Directions for this task:
Return the material word for word. Do not include the pictures.

Data shown:
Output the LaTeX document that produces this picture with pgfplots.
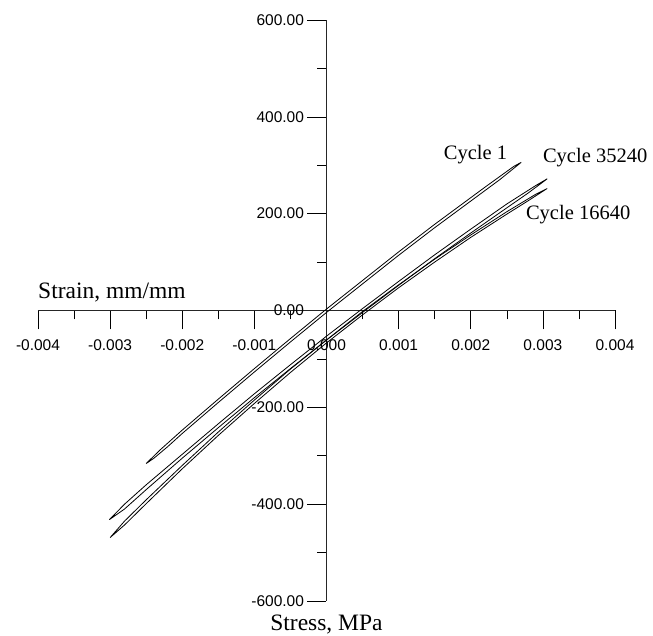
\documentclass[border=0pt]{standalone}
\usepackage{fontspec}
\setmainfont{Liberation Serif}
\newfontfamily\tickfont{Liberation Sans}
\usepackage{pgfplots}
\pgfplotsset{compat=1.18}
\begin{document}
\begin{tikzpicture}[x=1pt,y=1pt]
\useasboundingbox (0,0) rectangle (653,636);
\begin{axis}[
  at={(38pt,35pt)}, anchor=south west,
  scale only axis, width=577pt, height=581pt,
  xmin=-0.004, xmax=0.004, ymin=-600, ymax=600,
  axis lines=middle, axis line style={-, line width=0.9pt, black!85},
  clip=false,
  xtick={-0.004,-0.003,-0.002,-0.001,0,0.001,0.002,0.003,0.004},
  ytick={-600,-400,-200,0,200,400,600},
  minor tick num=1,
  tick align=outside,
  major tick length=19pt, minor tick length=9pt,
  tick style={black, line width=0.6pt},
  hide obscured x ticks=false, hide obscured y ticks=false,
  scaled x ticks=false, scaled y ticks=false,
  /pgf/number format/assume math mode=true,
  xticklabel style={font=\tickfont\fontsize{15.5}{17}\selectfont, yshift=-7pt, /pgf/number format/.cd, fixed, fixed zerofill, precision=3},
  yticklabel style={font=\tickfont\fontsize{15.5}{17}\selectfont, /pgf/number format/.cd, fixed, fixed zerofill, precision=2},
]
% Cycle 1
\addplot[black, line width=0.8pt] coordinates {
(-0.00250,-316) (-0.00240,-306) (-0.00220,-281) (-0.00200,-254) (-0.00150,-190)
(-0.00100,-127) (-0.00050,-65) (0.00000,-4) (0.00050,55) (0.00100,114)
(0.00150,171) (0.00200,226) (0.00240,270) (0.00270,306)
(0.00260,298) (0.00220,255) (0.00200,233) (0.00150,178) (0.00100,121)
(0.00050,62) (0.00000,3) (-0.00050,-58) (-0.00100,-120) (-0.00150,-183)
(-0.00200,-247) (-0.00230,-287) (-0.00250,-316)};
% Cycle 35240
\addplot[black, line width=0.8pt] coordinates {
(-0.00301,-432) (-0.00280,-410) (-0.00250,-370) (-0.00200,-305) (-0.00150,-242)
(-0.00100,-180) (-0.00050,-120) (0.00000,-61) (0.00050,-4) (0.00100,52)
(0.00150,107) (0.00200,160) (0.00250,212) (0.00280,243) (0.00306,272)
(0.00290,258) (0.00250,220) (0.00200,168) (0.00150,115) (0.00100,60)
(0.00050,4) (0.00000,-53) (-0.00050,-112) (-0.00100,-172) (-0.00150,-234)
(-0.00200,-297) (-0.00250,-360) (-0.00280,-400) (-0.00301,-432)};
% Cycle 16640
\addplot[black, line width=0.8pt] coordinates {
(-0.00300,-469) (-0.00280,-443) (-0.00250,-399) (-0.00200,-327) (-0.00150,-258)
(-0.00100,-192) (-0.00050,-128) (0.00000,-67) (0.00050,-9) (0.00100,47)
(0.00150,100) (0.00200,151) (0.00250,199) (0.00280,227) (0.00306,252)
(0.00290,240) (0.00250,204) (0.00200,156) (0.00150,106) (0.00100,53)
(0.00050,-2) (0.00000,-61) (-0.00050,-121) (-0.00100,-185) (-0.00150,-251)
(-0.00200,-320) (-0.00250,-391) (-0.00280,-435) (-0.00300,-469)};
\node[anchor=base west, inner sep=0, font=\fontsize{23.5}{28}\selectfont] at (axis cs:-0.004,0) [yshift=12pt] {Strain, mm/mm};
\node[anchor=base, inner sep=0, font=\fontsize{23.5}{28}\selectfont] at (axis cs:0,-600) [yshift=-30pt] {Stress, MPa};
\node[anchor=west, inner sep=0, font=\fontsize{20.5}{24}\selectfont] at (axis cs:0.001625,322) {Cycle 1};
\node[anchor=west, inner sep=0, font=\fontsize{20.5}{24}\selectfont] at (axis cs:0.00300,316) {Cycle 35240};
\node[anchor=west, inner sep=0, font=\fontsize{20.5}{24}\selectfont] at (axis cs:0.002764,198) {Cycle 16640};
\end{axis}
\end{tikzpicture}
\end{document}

Response:
Output the LaTeX document that produces this picture with pgfplots.
\documentclass[border=0pt]{standalone}
\usepackage{fontspec}
\setmainfont{Liberation Serif}
\newfontfamily\tickfont{Liberation Sans}
\usepackage{pgfplots}
\pgfplotsset{compat=1.18}
\begin{document}
\begin{tikzpicture}[x=1pt,y=1pt]
\useasboundingbox (0,0) rectangle (653,636);
\begin{axis}[
  at={(38pt,35pt)}, anchor=south west,
  scale only axis, width=577pt, height=581pt,
  xmin=-0.004, xmax=0.004, ymin=-600, ymax=600,
  axis lines=middle, axis line style={-, line width=0.9pt, black!85},
  clip=false,
  xtick={-0.004,-0.003,-0.002,-0.001,0,0.001,0.002,0.003,0.004},
  ytick={-600,-400,-200,0,200,400,600},
  minor tick num=1,
  tick align=outside,
  major tick length=19pt, minor tick length=9pt,
  tick style={black, line width=0.6pt},
  hide obscured x ticks=false, hide obscured y ticks=false,
  scaled x ticks=false, scaled y ticks=false,
  /pgf/number format/assume math mode=true,
  xticklabel style={font=\tickfont\fontsize{15.5}{17}\selectfont, yshift=-7pt, /pgf/number format/.cd, fixed, fixed zerofill, precision=3},
  yticklabel style={font=\tickfont\fontsize{15.5}{17}\selectfont, /pgf/number format/.cd, fixed, fixed zerofill, precision=2},
]
% Cycle 1
\addplot[black, line width=0.8pt] coordinates {
(-0.00250,-316) (-0.00240,-306) (-0.00220,-281) (-0.00200,-254) (-0.00150,-190)
(-0.00100,-127) (-0.00050,-65) (0.00000,-4) (0.00050,55) (0.00100,114)
(0.00150,171) (0.00200,226) (0.00240,270) (0.00270,306)
(0.00260,298) (0.00220,255) (0.00200,233) (0.00150,178) (0.00100,121)
(0.00050,62) (0.00000,3) (-0.00050,-58) (-0.00100,-120) (-0.00150,-183)
(-0.00200,-247) (-0.00230,-287) (-0.00250,-316)};
% Cycle 35240
\addplot[black, line width=0.8pt] coordinates {
(-0.00301,-432) (-0.00280,-410) (-0.00250,-370) (-0.00200,-305) (-0.00150,-242)
(-0.00100,-180) (-0.00050,-120) (0.00000,-61) (0.00050,-4) (0.00100,52)
(0.00150,107) (0.00200,160) (0.00250,212) (0.00280,243) (0.00306,272)
(0.00290,258) (0.00250,220) (0.00200,168) (0.00150,115) (0.00100,60)
(0.00050,4) (0.00000,-53) (-0.00050,-112) (-0.00100,-172) (-0.00150,-234)
(-0.00200,-297) (-0.00250,-360) (-0.00280,-400) (-0.00301,-432)};
% Cycle 16640
\addplot[black, line width=0.8pt] coordinates {
(-0.00300,-469) (-0.00280,-443) (-0.00250,-399) (-0.00200,-327) (-0.00150,-258)
(-0.00100,-192) (-0.00050,-128) (0.00000,-67) (0.00050,-9) (0.00100,47)
(0.00150,100) (0.00200,151) (0.00250,199) (0.00280,227) (0.00306,252)
(0.00290,240) (0.00250,204) (0.00200,156) (0.00150,106) (0.00100,53)
(0.00050,-2) (0.00000,-61) (-0.00050,-121) (-0.00100,-185) (-0.00150,-251)
(-0.00200,-320) (-0.00250,-391) (-0.00280,-435) (-0.00300,-469)};
\node[anchor=base west, inner sep=0, font=\fontsize{23.5}{28}\selectfont] at (axis cs:-0.004,0) [yshift=12pt] {Strain, mm/mm};
\node[anchor=base, inner sep=0, font=\fontsize{23.5}{28}\selectfont] at (axis cs:0,-600) [yshift=-30pt] {Stress, MPa};
\node[anchor=west, inner sep=0, font=\fontsize{20.5}{24}\selectfont] at (axis cs:0.001625,322) {Cycle 1};
\node[anchor=west, inner sep=0, font=\fontsize{20.5}{24}\selectfont] at (axis cs:0.00300,316) {Cycle 35240};
\node[anchor=west, inner sep=0, font=\fontsize{20.5}{24}\selectfont] at (axis cs:0.002764,198) {Cycle 16640};
\end{axis}
\end{tikzpicture}
\end{document}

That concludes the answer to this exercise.